Hi there, I have a few queries about filling out form IT2 for the taxation of a married couple, if anyone can help I’d appreciate it as I have a lot to learn about tax.   

  We got married in August. I’ve been self-employed since Feb of this year (so won’t have to make my returns until next year) and I estimate that my income this year will be about 28k. My husband is PAYE and his income is 46k. 

  My questions are.. 
1. Who should we elect as the assessable spouse? (the woman in revenue suggested we elect me but i'm not sure this is right as i earn less?) 
2. As we're on different tax bands is joint assessment the way to go?
3. whats the best way to allocate the tax credits/standard rate bands? I've copied and pasted this part from the form here:
_(b) We request that our tax credits and standard rate band be allocated as follows:_
_
*Tax Credits:*_
_Assessable spouse: €_______
_Spouse: €__________

_*Standard Rate Band:*_
_Assessable spouse: €_______
_Spouse: €__________
_
or
If you are already being taxed as a married couple and wish to have your tax credits and standard rate band allocated as at present, please tick this box

or
If you wish to have your tax credits and standard rate band divided equally between you, please tick this box

or
__If you wish to have transferable tax credits and standard rate band allocated to the assessable spouse, please tick this box;_

Would really appreciate any help and guidance on this. Thanks very much.


----------



## DB74 (15 Nov 2011)

1. The self-employed person is normally the assessable spouse but it doesn't really make any difference*

2. Joint assessment is the way to go, especially if you are on different tax bands.

3. Divided equally is the way to go IMO. You could give your husband some of your 20% band (€9,000 max) but when you do your income tax return every year then you won't have this €9,000 so if you keep your own bands then there will be no nasty surprises come October.

* If you're planning a massive fraud in the future you should select your husband though because he will go to jail then!


----------



## MissSherry (15 Nov 2011)

Thanks for the advice DB74. I'd like to just check if most other people  agree with you on dividing the tax credits equally (it does seem to make sense) and then i'll fill it out.

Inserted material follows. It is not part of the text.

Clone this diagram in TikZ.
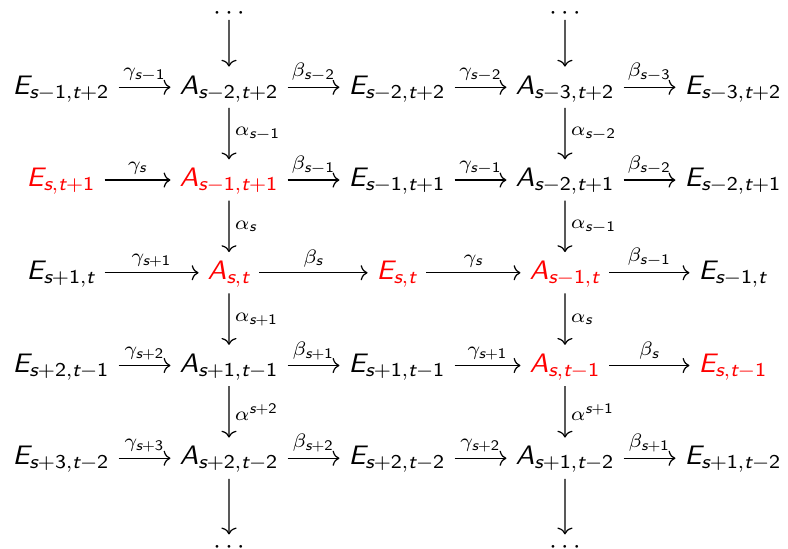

Thanks!


----------



## DB74 (15 Nov 2011)

No worries

Just to give you an idea of the figures

If you don't transfer anything to your husband, you will have a *PAYE* bill in October 2012 of roughly €2,942, calculated as:

€28,000 x 20% = €5,600 less personal credit of €1,650 = €3,950

Your remaining 20% band of €4,800 will be used to reduce your tax bill because it will be utilised against your husband's income when you do you tax return and you will reduce your tax bill by 21% of this = €4,800 x 21% = €1,008

Total tax bill will be €3,950 - €1,008 = €2,942


If you give all your tax credits and cut-off to your husband then his take home pay will increase by €3,540 over the course of the year (€68.08 per week or €295.00 per month)

However your tax liability next October will now be a whopping €6,482, calculated as

€23,800 @ 20% = €4,760
€4,200 @ 41% = €1,722
Total PAYE payable of €6,482

No tax credits to reduce this because your husband has them

*You should note that the ACTUAL final PAYE paid is the exact same but it's a cash-flow issue*

I have ignored PRSI & Levies because there is no cash-flow issue with them.


----------



## MissSherry (15 Nov 2011)

That's brilliant, thanks for clarifying DB74!


----------



## mandelbrot (15 Nov 2011)

+1 to everything DB74 said


----------